Real government links

Here are a few interesting stories and some brief commentary:

1) The non-partisan bureaucracy.

2) On briefings:

Former U.S. Representative Jane Harman, a Democrat who served on every major House security committee before resigning from Congress in 2011, said getting the right briefer can make a big difference in how much lawmakers learn.

“Sometimes these briefings are a game of 20 questions. If you don’t ask exactly the right question, you don’t get the answer,” said Harman.

Note that it may be worth considering the combined implications of 1) and 2), given that briefings often come from bureaucrats.

3) “On occasion, the most striking evidence of power and influence is the invisibility of its source.” From Sailer.

4) Also from Sailer, a couple posts suggesting who is actually writing (at least large parts of) the immigration bill.


3 Responses to Real government links

  1. Handle says:

    Harman and Tester and Wyden are so completely full of it when they say these things, it’s frustrating and absurd. What bogus excuses, “Well, ok, so, yeah, they briefed us dozens of times about this stuff using the same Powerpoint you see at the Guardian, but, I mean, you can’t just expect us to understand or remember anything based on that, can you? That sneaky Intelligence Community! It’s like they expect you to be able to follow along or something! I mean, “… the quality of closed briefings depends largely on … whether members go in with a working knowledge of programs.” which, you know, is completely unrealistic because it’s only our main responsibility to pretend we care to have that knowledge.”

    Would you believe they assigned Rubio to the SSCI too as one of the few minority (party) slots? Crazy. They’re all far too busy raising money or pushing Amnesty to do learn anything anyway.

    Or setting up intelligence civil rights protection commissions (to do their oversight job for them) only to showboat about having done so – and then refusing or forgetting to fund them (so that nobody is actually doing the overseeing, because, damn, that requires a lot of reading and learning!)

    Look, I sympathize, this stuff is really complicated! There’s a lengthy learning curve and even career professionals have a hard time keeping it all straight. It doesn’t help that half the complication is the law itself, which was forwarded to the Congress by …. the members of the Intelligence Committees.

    • Handle says:

      By the way, relatedly, Sailer’s my favorite, but this is an example of his mild Israel-paranoia (I don’t detect any genuine animus) getting the better of him.
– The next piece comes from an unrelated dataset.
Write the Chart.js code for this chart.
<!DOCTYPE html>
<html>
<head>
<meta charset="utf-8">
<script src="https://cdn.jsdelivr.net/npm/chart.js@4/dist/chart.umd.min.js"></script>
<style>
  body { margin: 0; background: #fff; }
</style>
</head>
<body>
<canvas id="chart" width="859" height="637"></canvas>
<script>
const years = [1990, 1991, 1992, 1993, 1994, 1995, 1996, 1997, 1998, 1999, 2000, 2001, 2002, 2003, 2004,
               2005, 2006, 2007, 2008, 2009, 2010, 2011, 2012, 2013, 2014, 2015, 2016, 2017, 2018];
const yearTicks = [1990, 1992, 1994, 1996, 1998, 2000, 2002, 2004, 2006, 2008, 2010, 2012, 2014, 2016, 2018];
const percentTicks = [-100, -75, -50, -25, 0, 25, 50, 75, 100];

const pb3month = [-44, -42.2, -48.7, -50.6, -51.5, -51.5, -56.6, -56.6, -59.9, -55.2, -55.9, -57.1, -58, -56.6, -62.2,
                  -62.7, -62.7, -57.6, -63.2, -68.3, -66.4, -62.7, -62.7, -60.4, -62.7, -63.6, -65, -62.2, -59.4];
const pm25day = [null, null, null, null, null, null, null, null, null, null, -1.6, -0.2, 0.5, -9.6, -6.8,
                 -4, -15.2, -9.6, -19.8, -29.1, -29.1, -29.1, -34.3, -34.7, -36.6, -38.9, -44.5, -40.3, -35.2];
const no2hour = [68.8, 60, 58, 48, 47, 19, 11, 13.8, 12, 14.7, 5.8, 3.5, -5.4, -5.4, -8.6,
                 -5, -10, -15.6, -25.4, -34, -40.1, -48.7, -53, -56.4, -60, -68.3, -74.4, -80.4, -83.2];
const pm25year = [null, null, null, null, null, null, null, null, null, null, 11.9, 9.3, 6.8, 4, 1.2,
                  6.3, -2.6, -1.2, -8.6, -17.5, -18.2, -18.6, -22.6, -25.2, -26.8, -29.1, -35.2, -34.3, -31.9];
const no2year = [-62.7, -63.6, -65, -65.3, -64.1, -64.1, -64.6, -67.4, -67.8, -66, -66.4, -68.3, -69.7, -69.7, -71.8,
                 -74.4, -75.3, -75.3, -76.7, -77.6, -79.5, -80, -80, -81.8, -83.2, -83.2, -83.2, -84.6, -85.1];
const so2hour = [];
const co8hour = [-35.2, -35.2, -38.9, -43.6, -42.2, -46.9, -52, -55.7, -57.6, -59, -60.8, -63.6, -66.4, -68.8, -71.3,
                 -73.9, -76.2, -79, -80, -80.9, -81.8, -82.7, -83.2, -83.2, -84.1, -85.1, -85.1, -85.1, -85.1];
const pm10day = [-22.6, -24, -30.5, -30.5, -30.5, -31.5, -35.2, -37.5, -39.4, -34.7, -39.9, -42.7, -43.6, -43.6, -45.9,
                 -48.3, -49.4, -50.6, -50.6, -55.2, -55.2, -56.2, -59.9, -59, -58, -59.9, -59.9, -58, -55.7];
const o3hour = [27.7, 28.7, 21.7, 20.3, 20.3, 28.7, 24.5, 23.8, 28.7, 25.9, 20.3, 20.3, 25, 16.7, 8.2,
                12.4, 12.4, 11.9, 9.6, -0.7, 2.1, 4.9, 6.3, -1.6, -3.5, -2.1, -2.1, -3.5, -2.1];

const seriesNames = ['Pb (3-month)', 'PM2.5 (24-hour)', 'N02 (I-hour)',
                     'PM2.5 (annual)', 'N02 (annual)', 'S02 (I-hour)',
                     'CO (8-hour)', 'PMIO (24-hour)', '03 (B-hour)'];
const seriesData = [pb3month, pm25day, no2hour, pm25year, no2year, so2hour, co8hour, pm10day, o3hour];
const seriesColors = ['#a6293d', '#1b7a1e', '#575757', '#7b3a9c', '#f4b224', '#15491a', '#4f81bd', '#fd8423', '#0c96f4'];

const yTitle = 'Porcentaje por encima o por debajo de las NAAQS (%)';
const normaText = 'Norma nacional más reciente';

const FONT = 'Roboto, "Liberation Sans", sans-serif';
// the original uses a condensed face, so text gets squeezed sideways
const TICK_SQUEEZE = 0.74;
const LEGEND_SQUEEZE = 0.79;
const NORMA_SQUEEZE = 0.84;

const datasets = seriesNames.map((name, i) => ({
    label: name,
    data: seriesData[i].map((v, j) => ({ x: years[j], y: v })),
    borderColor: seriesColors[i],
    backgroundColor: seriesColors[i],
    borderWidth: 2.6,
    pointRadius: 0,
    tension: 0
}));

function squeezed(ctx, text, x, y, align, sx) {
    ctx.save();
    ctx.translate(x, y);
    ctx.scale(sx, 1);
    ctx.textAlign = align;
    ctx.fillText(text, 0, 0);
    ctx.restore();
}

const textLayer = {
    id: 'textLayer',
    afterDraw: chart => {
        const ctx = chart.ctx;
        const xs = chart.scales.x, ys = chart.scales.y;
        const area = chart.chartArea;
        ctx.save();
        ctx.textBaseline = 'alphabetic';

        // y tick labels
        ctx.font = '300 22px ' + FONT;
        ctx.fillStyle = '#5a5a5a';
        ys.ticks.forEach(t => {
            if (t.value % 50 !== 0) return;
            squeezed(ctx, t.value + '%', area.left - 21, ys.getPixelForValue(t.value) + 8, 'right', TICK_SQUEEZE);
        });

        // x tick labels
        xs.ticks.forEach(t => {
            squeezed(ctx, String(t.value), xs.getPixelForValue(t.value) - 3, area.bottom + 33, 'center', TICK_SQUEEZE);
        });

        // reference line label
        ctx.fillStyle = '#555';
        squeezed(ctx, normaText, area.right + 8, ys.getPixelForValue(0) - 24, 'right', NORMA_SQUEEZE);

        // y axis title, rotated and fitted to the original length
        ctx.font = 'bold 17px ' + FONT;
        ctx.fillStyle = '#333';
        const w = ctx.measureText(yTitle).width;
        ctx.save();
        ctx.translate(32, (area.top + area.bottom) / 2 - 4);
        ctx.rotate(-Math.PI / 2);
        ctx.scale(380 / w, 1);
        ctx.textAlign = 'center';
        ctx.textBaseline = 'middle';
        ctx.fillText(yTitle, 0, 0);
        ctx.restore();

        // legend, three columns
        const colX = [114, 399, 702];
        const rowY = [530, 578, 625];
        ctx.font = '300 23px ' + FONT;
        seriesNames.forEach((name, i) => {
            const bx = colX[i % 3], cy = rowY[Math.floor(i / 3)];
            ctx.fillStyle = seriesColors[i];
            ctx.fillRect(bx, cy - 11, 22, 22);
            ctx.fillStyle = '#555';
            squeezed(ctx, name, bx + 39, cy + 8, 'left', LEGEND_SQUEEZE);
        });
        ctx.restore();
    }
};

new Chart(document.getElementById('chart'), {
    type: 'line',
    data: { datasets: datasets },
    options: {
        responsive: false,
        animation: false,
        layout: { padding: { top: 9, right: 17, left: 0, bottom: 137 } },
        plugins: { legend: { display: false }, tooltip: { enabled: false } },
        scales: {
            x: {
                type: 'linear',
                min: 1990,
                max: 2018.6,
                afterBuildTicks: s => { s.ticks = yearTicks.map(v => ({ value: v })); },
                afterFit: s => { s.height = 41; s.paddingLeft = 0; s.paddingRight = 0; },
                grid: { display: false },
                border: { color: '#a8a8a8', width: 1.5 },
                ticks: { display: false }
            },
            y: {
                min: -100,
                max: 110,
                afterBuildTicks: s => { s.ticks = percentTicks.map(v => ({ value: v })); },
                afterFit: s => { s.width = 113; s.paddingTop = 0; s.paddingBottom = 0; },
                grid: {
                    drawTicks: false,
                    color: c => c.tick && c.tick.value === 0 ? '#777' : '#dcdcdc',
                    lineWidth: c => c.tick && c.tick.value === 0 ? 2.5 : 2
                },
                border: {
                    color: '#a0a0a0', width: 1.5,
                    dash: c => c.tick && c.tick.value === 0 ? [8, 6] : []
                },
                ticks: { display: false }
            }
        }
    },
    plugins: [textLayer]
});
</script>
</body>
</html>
We don’t backdoor spy on US persons by using other entities, and believe me, USG is definitely the dog and definitely does the wagging.
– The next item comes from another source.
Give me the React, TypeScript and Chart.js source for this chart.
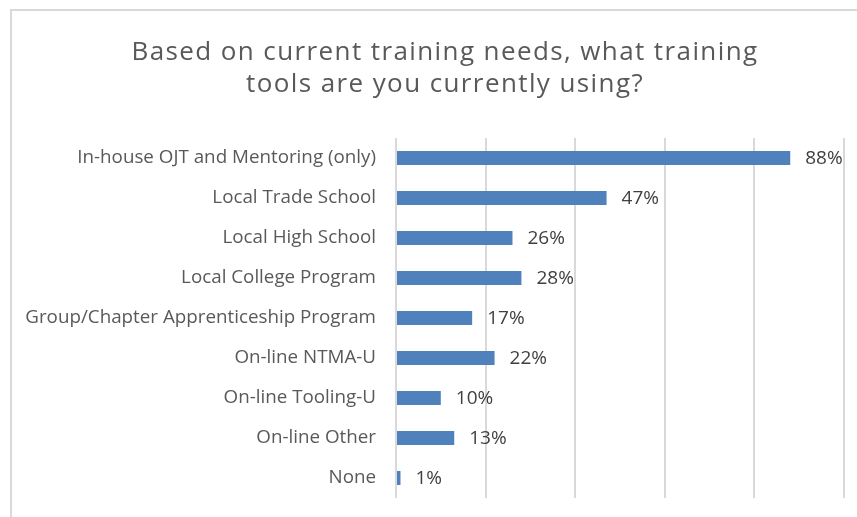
import React, { useEffect, useRef } from "react";
import { Chart, registerables } from "chart.js";

Chart.register(...registerables);

const TITLE_LINES = [
  "Based on current training needs, what training",
  "tools are you currently using?",
];

const CATEGORIES = [
  "In-house OJT and Mentoring (only)",
  "Local Trade School",
  "Local High School",
  "Local College Program",
  "Group/Chapter Apprenticeship Program",
  "On-line NTMA-U",
  "On-line Tooling-U",
  "On-line Other",
  "None",
];

const VALUES = [88, 47, 26, 28, 17, 22, 10, 13, 1];

const X_MIN = 0;
const X_MAX = 100;
const X_STEP = 20;

const FONT_FAMILY = "'Open Sans', 'Noto Sans', sans-serif";

const framePlugin = {
  id: "frame",
  beforeDraw(chart: any) {
    const ctx = chart.ctx;
    ctx.save();
    ctx.fillStyle = "#ffffff";
    ctx.fillRect(0, 0, chart.width, chart.height);
    ctx.fillStyle = "#d9d9d9";
    ctx.fillRect(10, 9, chart.width - 10, 2);
    ctx.fillRect(10, 9, 2, chart.height - 9);
    ctx.restore();
  },
};

const titlePlugin = {
  id: "customTitle",
  afterDraw(chart: any) {
    const ctx = chart.ctx;
    ctx.save();
    ctx.fillStyle = "#595959";
    ctx.font = `26px ${FONT_FAMILY}`;
    try {
      (ctx as any).letterSpacing = "1.4px";
    } catch (e) {}
    ctx.textAlign = "center";
    ctx.textBaseline = "alphabetic";
    const baselines = [60, 92];
    TITLE_LINES.forEach((line, i) => {
      ctx.fillText(line, 445, baselines[i]);
    });
    ctx.restore();
  },
};

const valueLabelPlugin = {
  id: "valueLabels",
  afterDatasetsDraw(chart: any) {
    const ctx = chart.ctx;
    const meta = chart.getDatasetMeta(0);
    ctx.save();
    ctx.fillStyle = "#404040";
    ctx.font = `19px ${FONT_FAMILY}`;
    ctx.textAlign = "left";
    ctx.textBaseline = "middle";
    meta.data.forEach((bar: any, i: number) => {
      ctx.fillText(`${VALUES[i]}%`, bar.x + 15, bar.y + 1);
    });
    ctx.restore();
  },
};

export default function App() {
  const canvasRef = useRef<HTMLCanvasElement | null>(null);

  useEffect(() => {
    if (!canvasRef.current) return;
    const chart = new Chart(canvasRef.current, {
      type: "bar",
      data: {
        labels: CATEGORIES,
        datasets: [
          {
            data: VALUES,
            backgroundColor: "#4f81bd",
            borderWidth: 0,
            barPercentage: 0.35,
            categoryPercentage: 1,
          },
        ],
      },
      options: {
        indexAxis: "y",
        animation: false,
        responsive: false,
        devicePixelRatio: 1,
        layout: {
          padding: { top: 138, bottom: 19, left: 0, right: 13 },
        },
        plugins: {
          legend: { display: false },
          title: { display: false },
          tooltip: { enabled: false },
        },
        scales: {
          x: {
            min: X_MIN,
            max: X_MAX,
            ticks: { stepSize: X_STEP, display: false },
            grid: {
              color: "#d9d9d9",
              lineWidth: 2,
              drawTicks: false,
            },
            border: { display: false },
            afterFit(scale: any) {
              scale.height = 0;
              scale.paddingLeft = 0;
              scale.paddingRight = 0;
            },
          },
          y: {
            grid: { display: false, drawTicks: false },
            border: { display: false },
            ticks: {
              color: "#595959",
              padding: 20,
              font: { family: FONT_FAMILY, size: 18.8 },
            },
            afterFit(scale: any) {
              scale.width = 396;
              scale.paddingTop = 0;
              scale.paddingBottom = 0;
            },
          },
        },
      },
      plugins: [framePlugin, titlePlugin, valueLabelPlugin],
    });
    return () => chart.destroy();
  }, []);

  return (
    <div style={{ position: "fixed", left: 0, top: 0, width: 857, height: 517, background: "#fff" }}>
      <canvas ref={canvasRef} width={857} height={517} style={{ width: 857, height: 517, display: "block" }} />
    </div>
  );
}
      Well, ok, only 99% of the time. But that’s true with all our close international partners. The 1% of the time is when they have better access to something than we do – usually because it’s a direct threat in their backyard and they’ve spent years and billions preparing and building an infrastructure there.

      Is there anything going on in the world right now of interest to USG but in a place with typically low USG influence and in a friend’s backyard?

  2. dearieme says:

    O has spent much effort in hiding details of the circumstances of his life, presumably because he feels that public knowledge of them would exact a political penalty.

    Yet the US security services must surely know about those circumstances.

    So they have (I assume) considerable power of blackmail over him, as they must over most of the legislators too.

    Who shall supervise the supervisors? Who whom?